— begin Available data —

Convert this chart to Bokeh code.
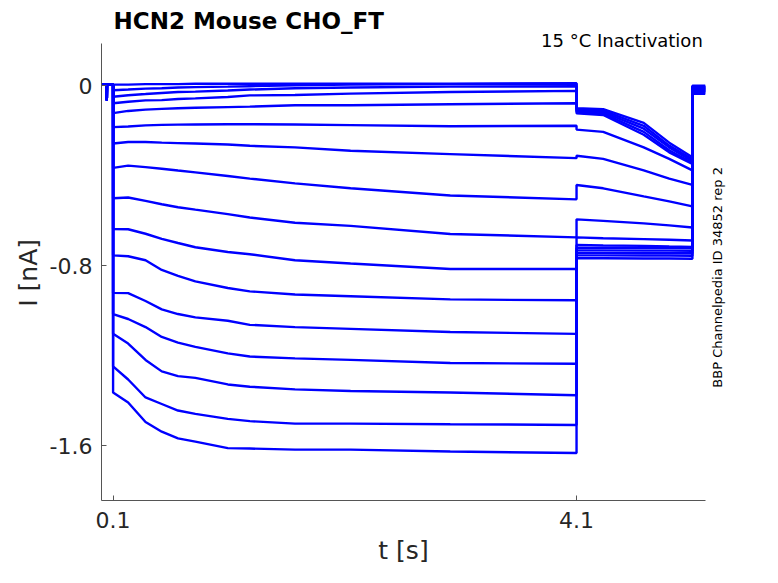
from bokeh.plotting import figure
from bokeh.models import Range1d, FixedTicker, Label, ColumnDataSource
from bokeh.embed import file_html
from bokeh.resources import INLINE

# ---- data (current in nA, time in s) ----
x_ticks = [0.1, 4.1]
x_tick_labels = ["0.1", "4.1"]
y_ticks = [0.0, -0.8, -1.6]
y_tick_labels = ["0", "-0.8", "-1.6"]

# holding segment (shared by all sweeps), with the brief artefact
t_hold = [0.0, 0.045, 0.046, 0.047, 0.1]
i_hold = [0.006, 0.006, -0.063, 0.006, 0.006]

# test-pulse segment
t_test = [0.1, 0.23, 0.38, 0.52, 0.66, 0.81, 1.09, 1.28, 1.67, 2.15, 3.01, 4.1]
i_test = [
    [0.006, 0.006, 0.008, 0.008, 0.008, 0.010, 0.010, 0.010, 0.010, 0.010, 0.010, 0.012],
    [-0.019, -0.016, -0.012, -0.010, -0.007, -0.005, -0.003, -0.001, 0.003, 0.006, 0.008, 0.010],
    [-0.048, -0.041, -0.036, -0.031, -0.027, -0.025, -0.020, -0.016, -0.010, -0.007, -0.003, -0.001],
    [-0.077, -0.070, -0.064, -0.063, -0.058, -0.055, -0.049, -0.042, -0.040, -0.034, -0.027, -0.022],
    [-0.121, -0.111, -0.105, -0.102, -0.099, -0.097, -0.094, -0.092, -0.086, -0.086, -0.081, -0.077],
    [-0.183, -0.180, -0.175, -0.173, -0.172, -0.171, -0.170, -0.170, -0.171, -0.174, -0.179, -0.177],
    [-0.256, -0.249, -0.249, -0.252, -0.254, -0.256, -0.260, -0.266, -0.273, -0.288, -0.303, -0.321],
    [-0.364, -0.354, -0.361, -0.368, -0.376, -0.384, -0.400, -0.412, -0.433, -0.455, -0.487, -0.504],
    [-0.499, -0.496, -0.511, -0.526, -0.539, -0.550, -0.570, -0.585, -0.608, -0.622, -0.658, -0.673],
    [-0.636, -0.637, -0.657, -0.680, -0.698, -0.717, -0.738, -0.748, -0.775, -0.789, -0.814, -0.814],
    [-0.753, -0.757, -0.775, -0.818, -0.844, -0.869, -0.898, -0.913, -0.927, -0.935, -0.949, -0.953],
    [-0.920, -0.921, -0.956, -0.993, -1.014, -1.029, -1.044, -1.062, -1.072, -1.080, -1.094, -1.102],
    [-1.014, -1.036, -1.072, -1.116, -1.141, -1.160, -1.189, -1.203, -1.211, -1.218, -1.232, -1.235],
    [-1.102, -1.145, -1.218, -1.269, -1.290, -1.298, -1.327, -1.337, -1.349, -1.356, -1.363, -1.375],
    [-1.247, -1.305, -1.385, -1.414, -1.443, -1.458, -1.480, -1.490, -1.501, -1.501, -1.504, -1.507],
    [-1.363, -1.407, -1.494, -1.537, -1.567, -1.581, -1.610, -1.612, -1.617, -1.617, -1.625, -1.632],
]

# tail segment
t_tail = [4.1, 4.33, 4.68, 4.9, 5.1]
i_tail = [
    [-0.099, -0.103, -0.164, -0.252, -0.317],
    [-0.103, -0.110, -0.177, -0.265, -0.326],
    [-0.108, -0.116, -0.190, -0.273, -0.334],
    [-0.114, -0.123, -0.204, -0.286, -0.343],
    [-0.121, -0.129, -0.217, -0.295, -0.347],
    [-0.194, -0.204, -0.273, -0.324, -0.375],
    [-0.310, -0.324, -0.375, -0.412, -0.440],
    [-0.440, -0.455, -0.491, -0.513, -0.535],
    [-0.593, -0.600, -0.611, -0.620, -0.629],
    [-0.673, -0.677, -0.681, -0.684, -0.687],
    [-0.707, -0.709, -0.711, -0.714, -0.716],
    [-0.720, -0.720, -0.721, -0.721, -0.722],
    [-0.731, -0.731, -0.732, -0.732, -0.733],
    [-0.742, -0.742, -0.743, -0.743, -0.744],
    [-0.753, -0.753, -0.754, -0.754, -0.755],
    [-0.766, -0.766, -0.767, -0.767, -0.768],
]

# return to holding
t_post = [5.1, 5.213]
i_post = [0.001, -0.002, -0.004, -0.006, -0.008, -0.010, -0.012, -0.014,
          -0.016, -0.018, -0.020, -0.022, -0.024, -0.027, -0.030, -0.035]

# axis extents of the original plot
x_lim = (0.0, 5.213)
y_lim = (-1.843, 0.189)

# ---- build the sweeps ----
xs, ys = [], []
for k in range(len(i_test)):
    xs.append(t_hold + t_test + t_tail + t_post)
    ys.append(i_hold + i_test[k] + i_tail[k] + [i_post[k], i_post[k]])
src = ColumnDataSource(dict(xs=xs, ys=ys))

FONT = "DejaVu Sans"
DARK = "#262626"
AXC = "#555555"

# the frame reaches up to the canvas top so the header texts can sit in it
p = figure(width=762, height=567, output_backend="svg", toolbar_location=None,
           x_range=Range1d(*x_lim), y_range=Range1d(y_lim[0], 0.380),
           min_border_left=101, min_border_right=57, min_border_top=0,
           min_border_bottom=66, background_fill_color="white",
           border_fill_color="white")
p.title.visible = False

p.multi_line(xs="xs", ys="ys", source=src, line_color="#0000ff", line_width=2.4)

p.grid.visible = False
p.outline_line_color = None

for ax in (p.xaxis[0], p.yaxis[0]):
    ax.axis_line_color = AXC
    ax.major_tick_line_color = AXC
    ax.major_tick_in = 5
    ax.major_tick_out = 0
    ax.minor_tick_line_color = None
    ax.major_label_text_font = FONT
    ax.major_label_text_font_size = "22px"
    ax.major_label_text_color = DARK
    ax.axis_label_text_font = FONT
    ax.axis_label_text_font_size = "25px"
    ax.axis_label_text_font_style = "normal"
    ax.axis_label_text_color = DARK

p.xaxis.bounds = x_lim
p.xaxis.ticker = FixedTicker(ticks=x_ticks)
p.xaxis.major_label_overrides = dict(zip(x_ticks, x_tick_labels))
p.xaxis.axis_label = "t [s]"
p.xaxis.major_label_standoff = 11
p.xaxis.axis_label_standoff = 5

p.yaxis.bounds = y_lim
p.yaxis.ticker = FixedTicker(ticks=y_ticks)
p.yaxis.major_label_overrides = dict(zip(y_ticks, y_tick_labels))
p.yaxis.major_label_standoff = 9

# y-axis label, placed in the left panel next to the axis
p.add_layout(Label(x=-0.634, y=-0.831, text="I [nA]", angle=1.5708,
                   text_align="center", text_baseline="middle",
                   text_font=FONT, text_font_size="25px", text_color=DARK), "left")

p.add_layout(Label(x=0.104, y=0.290, text="HCN2  Mouse  CHO_FT",
                   text_align="left", text_baseline="alphabetic",
                   text_font=FONT, text_font_size="23px",
                   text_font_style="bold", text_color="black"))

p.add_layout(Label(x=5.239, y=0.200, text="15 °C  Inactivation",
                   text_align="right", text_baseline="alphabetic",
                   text_font=FONT, text_font_size="18px", text_color="black"))

p.add_layout(Label(x=5.317, y=-0.851, text="BBP Channelpedia ID 34852 rep 2",
                   angle=1.5708, text_align="center", text_baseline="middle",
                   text_font=FONT, text_font_size="13px", text_color="black"), "right")

open("out.html", "w").write(file_html(p, INLINE))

— end Available data —

Task brief:
Leave out the pictures. Transcribe only the lines above, from the first through the one that contains "i_hold = [0.006, 0.006, -0.063, 0.006, 0.006]".

Solved problem:
Convert this chart to Bokeh code.
from bokeh.plotting import figure
from bokeh.models import Range1d, FixedTicker, Label, ColumnDataSource
from bokeh.embed import file_html
from bokeh.resources import INLINE

# ---- data (current in nA, time in s) ----
x_ticks = [0.1, 4.1]
x_tick_labels = ["0.1", "4.1"]
y_ticks = [0.0, -0.8, -1.6]
y_tick_labels = ["0", "-0.8", "-1.6"]

# holding segment (shared by all sweeps), with the brief artefact
t_hold = [0.0, 0.045, 0.046, 0.047, 0.1]
i_hold = [0.006, 0.006, -0.063, 0.006, 0.006]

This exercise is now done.